Print, exactly and with both ends included, the lines below that run from the one containing "What D3.js code" to the one containing "const yDomain = [-14, 200];". Pictures are omitted.

++++ INFORMATION SUPPLIED

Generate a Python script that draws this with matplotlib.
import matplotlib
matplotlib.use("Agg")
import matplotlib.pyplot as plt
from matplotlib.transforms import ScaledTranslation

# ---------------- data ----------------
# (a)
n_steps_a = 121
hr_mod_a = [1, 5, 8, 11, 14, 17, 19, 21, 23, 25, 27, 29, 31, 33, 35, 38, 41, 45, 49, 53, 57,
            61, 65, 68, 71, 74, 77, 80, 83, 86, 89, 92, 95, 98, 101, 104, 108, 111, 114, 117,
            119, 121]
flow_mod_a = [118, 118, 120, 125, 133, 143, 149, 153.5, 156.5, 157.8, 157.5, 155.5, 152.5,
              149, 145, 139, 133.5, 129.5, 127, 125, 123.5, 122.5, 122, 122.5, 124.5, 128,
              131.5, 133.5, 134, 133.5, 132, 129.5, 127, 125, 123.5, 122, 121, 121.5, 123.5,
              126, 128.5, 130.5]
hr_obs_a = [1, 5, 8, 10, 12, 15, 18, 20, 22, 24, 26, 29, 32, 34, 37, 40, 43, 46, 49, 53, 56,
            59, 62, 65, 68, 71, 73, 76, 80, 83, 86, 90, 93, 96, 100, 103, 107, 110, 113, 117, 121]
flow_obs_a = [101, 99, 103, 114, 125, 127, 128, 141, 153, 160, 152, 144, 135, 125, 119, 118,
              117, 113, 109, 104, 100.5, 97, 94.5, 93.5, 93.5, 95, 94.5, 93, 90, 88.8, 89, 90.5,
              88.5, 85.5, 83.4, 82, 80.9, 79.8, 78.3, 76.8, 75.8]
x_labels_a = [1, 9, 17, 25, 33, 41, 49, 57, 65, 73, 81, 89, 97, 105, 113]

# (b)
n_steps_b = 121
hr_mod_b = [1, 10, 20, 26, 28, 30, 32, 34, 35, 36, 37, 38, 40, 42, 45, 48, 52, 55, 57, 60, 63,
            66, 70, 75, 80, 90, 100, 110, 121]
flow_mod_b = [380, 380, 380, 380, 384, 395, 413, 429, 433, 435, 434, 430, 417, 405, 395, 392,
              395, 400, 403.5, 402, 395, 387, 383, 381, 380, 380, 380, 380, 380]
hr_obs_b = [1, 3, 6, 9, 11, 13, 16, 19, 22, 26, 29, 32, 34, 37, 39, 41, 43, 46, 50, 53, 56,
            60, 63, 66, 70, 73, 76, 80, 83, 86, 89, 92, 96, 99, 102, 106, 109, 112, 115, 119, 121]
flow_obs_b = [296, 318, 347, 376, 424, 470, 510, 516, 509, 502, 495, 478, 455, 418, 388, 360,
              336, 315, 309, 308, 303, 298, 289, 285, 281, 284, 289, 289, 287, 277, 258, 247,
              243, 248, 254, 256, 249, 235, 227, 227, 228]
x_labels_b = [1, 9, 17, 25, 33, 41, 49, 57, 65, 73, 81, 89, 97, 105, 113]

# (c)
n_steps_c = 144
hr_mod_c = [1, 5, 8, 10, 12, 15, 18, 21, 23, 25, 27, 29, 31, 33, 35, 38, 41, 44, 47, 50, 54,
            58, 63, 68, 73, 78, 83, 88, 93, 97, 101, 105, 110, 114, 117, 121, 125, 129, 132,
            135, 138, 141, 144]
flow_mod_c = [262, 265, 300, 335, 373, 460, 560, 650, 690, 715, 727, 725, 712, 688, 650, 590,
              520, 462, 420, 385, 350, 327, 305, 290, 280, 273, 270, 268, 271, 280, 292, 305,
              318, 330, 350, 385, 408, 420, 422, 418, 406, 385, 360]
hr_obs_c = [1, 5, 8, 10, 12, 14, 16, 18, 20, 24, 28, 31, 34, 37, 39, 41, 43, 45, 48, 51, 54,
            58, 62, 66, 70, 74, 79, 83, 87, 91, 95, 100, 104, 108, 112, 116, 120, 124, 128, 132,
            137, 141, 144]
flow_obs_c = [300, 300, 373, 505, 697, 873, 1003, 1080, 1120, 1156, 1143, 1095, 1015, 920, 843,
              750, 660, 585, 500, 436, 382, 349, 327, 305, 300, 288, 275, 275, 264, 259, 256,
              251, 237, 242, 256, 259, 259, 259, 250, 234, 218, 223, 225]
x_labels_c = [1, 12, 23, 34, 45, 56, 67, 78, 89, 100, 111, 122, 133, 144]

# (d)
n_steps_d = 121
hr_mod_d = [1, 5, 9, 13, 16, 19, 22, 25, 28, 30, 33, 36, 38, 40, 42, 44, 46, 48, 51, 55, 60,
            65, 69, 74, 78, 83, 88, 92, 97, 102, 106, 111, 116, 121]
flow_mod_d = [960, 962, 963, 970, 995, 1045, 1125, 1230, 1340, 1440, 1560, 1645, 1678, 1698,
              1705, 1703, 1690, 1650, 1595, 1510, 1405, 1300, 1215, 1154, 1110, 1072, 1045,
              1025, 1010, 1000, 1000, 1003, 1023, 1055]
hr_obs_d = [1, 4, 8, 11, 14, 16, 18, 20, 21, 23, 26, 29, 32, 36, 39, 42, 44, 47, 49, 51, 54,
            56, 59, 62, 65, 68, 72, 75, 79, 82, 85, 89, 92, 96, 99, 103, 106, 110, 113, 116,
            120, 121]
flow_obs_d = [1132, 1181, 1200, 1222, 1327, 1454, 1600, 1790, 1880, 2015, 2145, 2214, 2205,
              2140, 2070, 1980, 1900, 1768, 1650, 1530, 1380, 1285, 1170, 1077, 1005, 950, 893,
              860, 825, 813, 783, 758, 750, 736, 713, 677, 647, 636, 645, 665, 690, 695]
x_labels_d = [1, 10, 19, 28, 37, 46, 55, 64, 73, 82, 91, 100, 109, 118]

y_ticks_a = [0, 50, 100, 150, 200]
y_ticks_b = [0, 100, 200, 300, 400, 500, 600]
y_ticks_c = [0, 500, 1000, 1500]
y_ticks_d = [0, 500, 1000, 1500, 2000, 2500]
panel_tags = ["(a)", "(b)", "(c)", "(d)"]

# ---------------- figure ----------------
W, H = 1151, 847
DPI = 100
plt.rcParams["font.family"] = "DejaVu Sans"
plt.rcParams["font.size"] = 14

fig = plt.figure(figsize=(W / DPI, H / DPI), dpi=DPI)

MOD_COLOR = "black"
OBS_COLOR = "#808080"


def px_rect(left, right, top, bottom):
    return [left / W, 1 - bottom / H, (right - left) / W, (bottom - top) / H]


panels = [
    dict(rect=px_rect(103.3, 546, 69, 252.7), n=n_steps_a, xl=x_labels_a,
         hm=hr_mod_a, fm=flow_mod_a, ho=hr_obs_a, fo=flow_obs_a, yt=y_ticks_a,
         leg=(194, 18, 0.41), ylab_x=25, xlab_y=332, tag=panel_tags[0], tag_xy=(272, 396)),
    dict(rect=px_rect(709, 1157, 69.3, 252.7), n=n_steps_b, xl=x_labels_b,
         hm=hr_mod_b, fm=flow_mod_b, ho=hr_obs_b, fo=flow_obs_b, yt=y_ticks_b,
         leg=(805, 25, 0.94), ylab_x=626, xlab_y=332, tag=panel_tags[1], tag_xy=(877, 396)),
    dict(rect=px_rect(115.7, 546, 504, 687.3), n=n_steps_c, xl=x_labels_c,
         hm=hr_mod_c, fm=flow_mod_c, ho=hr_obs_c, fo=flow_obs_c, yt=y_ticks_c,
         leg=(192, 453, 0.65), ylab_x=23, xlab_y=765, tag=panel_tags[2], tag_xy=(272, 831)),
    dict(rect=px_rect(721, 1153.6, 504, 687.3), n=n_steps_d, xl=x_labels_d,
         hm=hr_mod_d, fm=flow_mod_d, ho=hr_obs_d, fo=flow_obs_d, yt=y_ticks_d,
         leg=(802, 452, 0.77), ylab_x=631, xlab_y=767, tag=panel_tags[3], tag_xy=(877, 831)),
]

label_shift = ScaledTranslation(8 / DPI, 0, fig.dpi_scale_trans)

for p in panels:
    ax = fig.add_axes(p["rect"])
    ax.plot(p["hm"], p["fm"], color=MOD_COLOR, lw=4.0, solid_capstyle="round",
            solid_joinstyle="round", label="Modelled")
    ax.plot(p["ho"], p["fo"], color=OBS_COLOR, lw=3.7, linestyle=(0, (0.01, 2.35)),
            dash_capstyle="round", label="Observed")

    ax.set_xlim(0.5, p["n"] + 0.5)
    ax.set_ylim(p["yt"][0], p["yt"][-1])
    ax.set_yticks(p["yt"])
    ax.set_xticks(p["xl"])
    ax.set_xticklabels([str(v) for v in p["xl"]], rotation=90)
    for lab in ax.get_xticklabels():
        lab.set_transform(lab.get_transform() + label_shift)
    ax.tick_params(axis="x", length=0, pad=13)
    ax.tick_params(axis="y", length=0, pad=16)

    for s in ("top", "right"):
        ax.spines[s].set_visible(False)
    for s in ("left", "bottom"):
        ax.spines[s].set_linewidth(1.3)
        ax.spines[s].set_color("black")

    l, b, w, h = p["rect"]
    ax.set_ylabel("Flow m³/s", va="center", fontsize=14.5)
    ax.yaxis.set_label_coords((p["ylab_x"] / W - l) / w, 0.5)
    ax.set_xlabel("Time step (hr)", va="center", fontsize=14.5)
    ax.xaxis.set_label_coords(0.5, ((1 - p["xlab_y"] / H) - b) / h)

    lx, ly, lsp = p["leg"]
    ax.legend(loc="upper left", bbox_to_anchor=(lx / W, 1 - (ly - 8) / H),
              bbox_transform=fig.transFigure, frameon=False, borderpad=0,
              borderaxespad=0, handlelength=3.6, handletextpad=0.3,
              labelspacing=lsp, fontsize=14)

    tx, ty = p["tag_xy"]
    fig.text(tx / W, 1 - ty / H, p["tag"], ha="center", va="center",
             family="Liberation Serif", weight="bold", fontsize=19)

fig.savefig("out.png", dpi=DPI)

++++++++
++++ INFORMATION SUPPLIED

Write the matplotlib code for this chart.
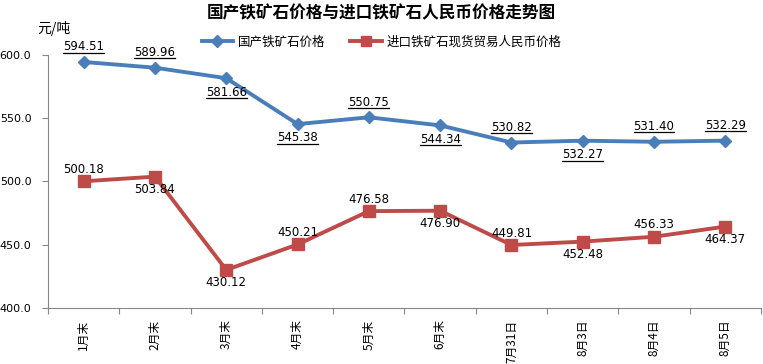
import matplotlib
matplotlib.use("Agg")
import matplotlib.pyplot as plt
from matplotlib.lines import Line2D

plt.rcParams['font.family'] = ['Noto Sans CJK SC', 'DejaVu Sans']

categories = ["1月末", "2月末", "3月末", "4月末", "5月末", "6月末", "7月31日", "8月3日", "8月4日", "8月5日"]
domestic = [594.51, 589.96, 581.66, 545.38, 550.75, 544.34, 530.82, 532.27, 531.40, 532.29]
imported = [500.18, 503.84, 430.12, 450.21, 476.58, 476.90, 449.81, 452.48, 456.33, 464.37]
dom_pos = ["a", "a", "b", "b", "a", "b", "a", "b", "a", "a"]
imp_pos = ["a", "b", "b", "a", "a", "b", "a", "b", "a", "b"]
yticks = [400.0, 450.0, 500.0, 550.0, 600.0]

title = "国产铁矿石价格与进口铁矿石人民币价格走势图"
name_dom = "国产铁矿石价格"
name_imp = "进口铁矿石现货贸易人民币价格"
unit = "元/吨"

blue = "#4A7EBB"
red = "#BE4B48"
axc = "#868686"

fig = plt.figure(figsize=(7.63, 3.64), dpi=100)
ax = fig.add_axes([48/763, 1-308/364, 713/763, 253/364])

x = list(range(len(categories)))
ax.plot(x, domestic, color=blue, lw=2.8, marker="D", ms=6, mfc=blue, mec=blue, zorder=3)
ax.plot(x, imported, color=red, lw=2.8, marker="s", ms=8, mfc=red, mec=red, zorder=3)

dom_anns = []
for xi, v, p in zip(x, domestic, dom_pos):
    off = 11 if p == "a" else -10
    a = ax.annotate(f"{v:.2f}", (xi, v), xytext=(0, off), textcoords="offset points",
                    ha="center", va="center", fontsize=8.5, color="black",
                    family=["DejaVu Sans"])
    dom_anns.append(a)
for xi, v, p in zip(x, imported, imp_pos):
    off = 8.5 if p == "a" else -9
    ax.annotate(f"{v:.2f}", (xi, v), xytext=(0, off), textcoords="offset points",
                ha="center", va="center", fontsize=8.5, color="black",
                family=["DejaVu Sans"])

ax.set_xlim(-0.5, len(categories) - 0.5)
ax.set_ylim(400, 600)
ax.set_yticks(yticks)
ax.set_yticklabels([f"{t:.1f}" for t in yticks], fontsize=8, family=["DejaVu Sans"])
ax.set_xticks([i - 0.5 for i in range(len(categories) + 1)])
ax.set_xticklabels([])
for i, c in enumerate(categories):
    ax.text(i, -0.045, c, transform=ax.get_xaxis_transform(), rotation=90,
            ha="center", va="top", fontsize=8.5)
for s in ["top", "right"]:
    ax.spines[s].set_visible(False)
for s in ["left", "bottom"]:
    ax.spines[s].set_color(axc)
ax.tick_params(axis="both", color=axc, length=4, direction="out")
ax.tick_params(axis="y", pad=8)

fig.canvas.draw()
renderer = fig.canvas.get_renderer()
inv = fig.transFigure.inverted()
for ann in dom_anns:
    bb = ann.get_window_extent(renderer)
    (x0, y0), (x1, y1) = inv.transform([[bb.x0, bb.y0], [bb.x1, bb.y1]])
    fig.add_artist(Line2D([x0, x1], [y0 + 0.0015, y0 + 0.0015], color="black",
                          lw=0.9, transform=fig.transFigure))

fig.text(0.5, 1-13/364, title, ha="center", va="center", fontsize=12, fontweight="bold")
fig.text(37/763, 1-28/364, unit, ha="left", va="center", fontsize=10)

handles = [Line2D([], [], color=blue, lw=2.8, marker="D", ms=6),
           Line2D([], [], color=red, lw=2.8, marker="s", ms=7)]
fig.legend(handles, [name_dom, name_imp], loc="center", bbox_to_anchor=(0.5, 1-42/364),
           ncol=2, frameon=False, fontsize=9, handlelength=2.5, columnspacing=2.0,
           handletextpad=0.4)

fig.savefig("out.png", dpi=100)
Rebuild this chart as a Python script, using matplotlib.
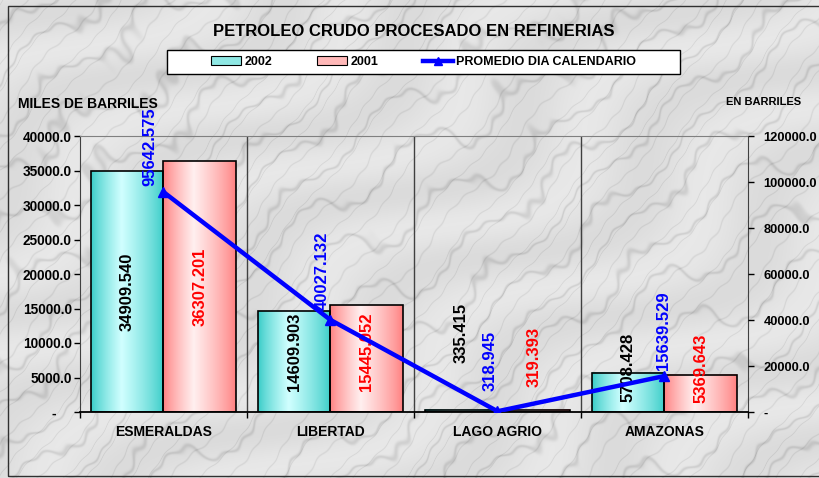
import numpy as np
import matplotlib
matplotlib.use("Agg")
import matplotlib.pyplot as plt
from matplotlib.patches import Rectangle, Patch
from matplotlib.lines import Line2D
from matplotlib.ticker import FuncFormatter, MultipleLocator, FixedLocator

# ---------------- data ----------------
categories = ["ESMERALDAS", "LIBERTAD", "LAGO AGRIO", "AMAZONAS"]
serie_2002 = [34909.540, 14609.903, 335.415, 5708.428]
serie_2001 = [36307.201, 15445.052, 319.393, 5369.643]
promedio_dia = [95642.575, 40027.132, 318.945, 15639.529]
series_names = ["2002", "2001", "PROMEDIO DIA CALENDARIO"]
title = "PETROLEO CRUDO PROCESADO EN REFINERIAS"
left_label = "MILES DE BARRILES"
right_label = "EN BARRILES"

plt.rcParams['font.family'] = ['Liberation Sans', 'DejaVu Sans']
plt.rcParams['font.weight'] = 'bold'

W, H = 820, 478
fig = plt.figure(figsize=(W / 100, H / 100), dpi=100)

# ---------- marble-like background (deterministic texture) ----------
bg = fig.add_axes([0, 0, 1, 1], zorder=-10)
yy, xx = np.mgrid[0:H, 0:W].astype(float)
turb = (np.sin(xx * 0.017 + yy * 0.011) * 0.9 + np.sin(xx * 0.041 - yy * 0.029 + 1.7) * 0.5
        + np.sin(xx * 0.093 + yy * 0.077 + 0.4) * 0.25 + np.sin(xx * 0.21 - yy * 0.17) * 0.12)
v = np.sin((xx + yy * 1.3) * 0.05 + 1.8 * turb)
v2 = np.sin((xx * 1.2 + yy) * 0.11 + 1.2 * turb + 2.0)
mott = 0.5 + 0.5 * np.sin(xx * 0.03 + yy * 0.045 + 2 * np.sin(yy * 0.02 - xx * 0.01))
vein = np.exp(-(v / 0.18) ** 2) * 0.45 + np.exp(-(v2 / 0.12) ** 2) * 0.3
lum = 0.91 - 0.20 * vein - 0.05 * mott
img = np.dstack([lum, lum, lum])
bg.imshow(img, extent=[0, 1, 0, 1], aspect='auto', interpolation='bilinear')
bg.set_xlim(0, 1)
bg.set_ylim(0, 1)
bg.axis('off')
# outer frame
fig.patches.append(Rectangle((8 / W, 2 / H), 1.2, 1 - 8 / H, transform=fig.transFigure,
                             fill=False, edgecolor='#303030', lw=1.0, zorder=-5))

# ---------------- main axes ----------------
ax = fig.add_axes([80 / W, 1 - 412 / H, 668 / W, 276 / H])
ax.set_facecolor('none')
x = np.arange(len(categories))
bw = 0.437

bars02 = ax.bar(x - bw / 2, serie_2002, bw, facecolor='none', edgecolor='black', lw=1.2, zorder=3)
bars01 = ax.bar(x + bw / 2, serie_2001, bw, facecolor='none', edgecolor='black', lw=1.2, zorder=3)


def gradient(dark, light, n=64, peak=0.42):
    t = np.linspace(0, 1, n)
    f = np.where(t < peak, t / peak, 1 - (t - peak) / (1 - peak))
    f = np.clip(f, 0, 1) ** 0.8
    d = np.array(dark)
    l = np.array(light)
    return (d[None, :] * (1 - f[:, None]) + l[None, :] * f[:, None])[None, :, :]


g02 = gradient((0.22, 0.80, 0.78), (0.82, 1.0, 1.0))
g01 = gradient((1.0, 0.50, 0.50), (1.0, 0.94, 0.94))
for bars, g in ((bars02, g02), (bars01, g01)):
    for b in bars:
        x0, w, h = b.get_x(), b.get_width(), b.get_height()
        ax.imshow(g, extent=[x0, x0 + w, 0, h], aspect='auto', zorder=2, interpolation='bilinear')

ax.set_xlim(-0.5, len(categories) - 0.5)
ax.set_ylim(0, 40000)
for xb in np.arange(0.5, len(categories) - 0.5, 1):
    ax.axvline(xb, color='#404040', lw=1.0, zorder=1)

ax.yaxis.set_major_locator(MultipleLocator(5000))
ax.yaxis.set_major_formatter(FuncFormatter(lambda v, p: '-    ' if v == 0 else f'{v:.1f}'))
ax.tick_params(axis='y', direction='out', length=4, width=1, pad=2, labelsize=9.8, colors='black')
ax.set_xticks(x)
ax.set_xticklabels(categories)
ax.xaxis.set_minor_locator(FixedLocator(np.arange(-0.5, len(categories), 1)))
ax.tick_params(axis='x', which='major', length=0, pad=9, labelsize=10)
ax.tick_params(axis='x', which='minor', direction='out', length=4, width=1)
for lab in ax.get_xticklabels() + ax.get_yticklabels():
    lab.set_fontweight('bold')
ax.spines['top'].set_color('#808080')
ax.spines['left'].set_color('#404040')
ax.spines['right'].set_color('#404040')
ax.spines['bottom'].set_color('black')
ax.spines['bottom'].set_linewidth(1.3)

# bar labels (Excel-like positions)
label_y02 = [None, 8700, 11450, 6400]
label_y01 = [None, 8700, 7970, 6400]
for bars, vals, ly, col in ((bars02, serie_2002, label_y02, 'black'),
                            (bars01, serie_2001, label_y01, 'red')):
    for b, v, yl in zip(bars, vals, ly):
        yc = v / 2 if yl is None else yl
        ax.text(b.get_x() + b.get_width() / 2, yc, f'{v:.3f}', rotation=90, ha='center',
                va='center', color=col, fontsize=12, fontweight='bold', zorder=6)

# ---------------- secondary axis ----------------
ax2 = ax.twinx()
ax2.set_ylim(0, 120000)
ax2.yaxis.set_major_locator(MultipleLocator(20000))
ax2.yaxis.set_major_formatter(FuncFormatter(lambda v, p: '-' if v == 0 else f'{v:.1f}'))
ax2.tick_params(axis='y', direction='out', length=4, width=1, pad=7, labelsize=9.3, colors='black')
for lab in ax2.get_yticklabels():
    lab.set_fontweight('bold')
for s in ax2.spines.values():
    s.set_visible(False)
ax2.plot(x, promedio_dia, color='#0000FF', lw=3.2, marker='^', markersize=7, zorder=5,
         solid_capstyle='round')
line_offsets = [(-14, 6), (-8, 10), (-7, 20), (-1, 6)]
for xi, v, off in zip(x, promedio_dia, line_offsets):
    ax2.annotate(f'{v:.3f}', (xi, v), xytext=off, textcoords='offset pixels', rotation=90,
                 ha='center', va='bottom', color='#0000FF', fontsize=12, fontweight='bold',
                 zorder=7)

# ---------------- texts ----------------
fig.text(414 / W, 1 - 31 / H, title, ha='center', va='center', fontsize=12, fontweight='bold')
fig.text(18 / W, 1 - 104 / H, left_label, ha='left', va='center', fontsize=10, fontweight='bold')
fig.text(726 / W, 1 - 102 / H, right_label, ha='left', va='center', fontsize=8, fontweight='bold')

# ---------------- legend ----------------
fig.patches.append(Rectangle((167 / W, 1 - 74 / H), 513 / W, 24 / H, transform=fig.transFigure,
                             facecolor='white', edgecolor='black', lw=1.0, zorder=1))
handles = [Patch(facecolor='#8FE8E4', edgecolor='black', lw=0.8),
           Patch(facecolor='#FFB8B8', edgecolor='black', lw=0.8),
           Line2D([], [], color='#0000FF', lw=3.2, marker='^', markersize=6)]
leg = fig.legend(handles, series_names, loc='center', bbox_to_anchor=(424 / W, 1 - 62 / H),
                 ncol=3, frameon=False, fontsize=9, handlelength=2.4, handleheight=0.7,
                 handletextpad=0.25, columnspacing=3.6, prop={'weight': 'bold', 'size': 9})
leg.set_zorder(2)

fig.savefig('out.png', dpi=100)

++++++++
++++ INFORMATION SUPPLIED

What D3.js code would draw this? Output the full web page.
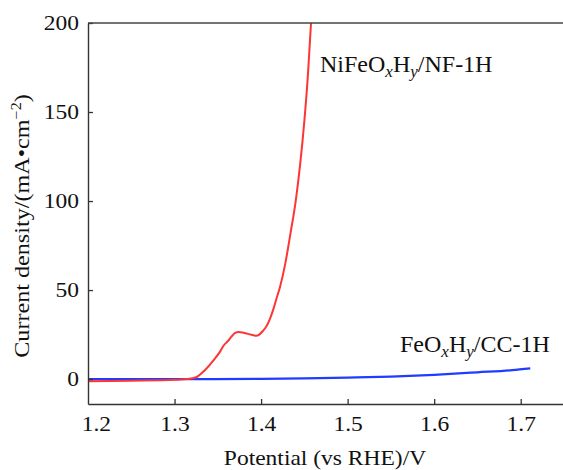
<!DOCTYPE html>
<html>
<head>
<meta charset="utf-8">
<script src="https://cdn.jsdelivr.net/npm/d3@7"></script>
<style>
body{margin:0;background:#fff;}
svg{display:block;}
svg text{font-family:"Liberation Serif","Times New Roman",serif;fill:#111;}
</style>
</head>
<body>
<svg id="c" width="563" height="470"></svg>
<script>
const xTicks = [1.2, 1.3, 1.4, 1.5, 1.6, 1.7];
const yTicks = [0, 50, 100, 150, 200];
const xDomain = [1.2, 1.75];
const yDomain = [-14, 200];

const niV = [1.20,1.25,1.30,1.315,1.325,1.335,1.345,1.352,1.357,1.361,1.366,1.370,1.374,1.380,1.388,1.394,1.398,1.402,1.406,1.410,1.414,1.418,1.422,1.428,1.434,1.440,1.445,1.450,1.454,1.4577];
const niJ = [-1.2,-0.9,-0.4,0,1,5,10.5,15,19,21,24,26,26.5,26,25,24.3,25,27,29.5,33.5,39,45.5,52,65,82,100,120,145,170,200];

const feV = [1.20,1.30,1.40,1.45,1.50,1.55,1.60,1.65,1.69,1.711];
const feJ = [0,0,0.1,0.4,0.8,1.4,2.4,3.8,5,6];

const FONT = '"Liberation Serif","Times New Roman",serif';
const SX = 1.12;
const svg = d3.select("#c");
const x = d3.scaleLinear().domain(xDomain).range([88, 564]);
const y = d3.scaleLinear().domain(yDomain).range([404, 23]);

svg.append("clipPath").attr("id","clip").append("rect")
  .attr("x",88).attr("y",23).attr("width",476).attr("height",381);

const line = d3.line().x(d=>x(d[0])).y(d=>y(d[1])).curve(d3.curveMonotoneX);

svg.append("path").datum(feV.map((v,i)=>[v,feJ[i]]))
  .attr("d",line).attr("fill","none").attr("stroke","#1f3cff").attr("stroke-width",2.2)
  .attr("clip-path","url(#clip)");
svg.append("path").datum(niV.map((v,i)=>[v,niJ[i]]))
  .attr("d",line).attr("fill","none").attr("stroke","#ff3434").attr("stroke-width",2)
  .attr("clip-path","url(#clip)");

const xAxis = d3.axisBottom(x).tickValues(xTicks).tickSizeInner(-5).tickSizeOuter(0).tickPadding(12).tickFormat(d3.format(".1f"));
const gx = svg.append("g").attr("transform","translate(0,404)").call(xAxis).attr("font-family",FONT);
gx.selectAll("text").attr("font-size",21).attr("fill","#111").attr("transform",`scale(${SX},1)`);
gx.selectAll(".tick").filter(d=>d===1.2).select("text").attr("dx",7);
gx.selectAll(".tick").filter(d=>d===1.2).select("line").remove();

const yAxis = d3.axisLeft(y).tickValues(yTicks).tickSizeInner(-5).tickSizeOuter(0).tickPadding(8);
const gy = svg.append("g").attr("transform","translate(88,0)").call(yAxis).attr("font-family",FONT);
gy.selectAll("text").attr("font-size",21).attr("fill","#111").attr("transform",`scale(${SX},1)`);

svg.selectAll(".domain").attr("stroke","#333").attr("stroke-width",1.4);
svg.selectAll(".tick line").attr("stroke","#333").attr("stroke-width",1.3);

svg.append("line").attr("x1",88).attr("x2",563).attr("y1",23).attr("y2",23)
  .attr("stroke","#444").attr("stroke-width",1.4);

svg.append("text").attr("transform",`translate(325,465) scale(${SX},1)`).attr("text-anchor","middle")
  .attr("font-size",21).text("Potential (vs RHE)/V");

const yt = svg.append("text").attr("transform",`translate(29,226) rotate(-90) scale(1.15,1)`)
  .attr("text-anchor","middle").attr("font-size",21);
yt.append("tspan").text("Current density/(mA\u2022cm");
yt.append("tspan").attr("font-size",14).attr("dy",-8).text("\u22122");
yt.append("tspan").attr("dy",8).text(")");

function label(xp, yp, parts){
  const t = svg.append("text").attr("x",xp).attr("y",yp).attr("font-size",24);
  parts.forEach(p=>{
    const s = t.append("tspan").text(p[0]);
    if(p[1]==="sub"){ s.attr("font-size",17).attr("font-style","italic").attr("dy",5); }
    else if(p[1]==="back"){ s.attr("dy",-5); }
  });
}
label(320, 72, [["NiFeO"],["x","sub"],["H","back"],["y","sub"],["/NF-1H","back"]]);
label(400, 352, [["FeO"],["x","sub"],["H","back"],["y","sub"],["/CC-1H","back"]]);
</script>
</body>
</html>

++++++++

_OUTPUT BELOW:_
What D3.js code would draw this? Output the full web page.
<!DOCTYPE html>
<html>
<head>
<meta charset="utf-8">
<script src="https://cdn.jsdelivr.net/npm/d3@7"></script>
<style>
body{margin:0;background:#fff;}
svg{display:block;}
svg text{font-family:"Liberation Serif","Times New Roman",serif;fill:#111;}
</style>
</head>
<body>
<svg id="c" width="563" height="470"></svg>
<script>
const xTicks = [1.2, 1.3, 1.4, 1.5, 1.6, 1.7];
const yTicks = [0, 50, 100, 150, 200];
const xDomain = [1.2, 1.75];
const yDomain = [-14, 200];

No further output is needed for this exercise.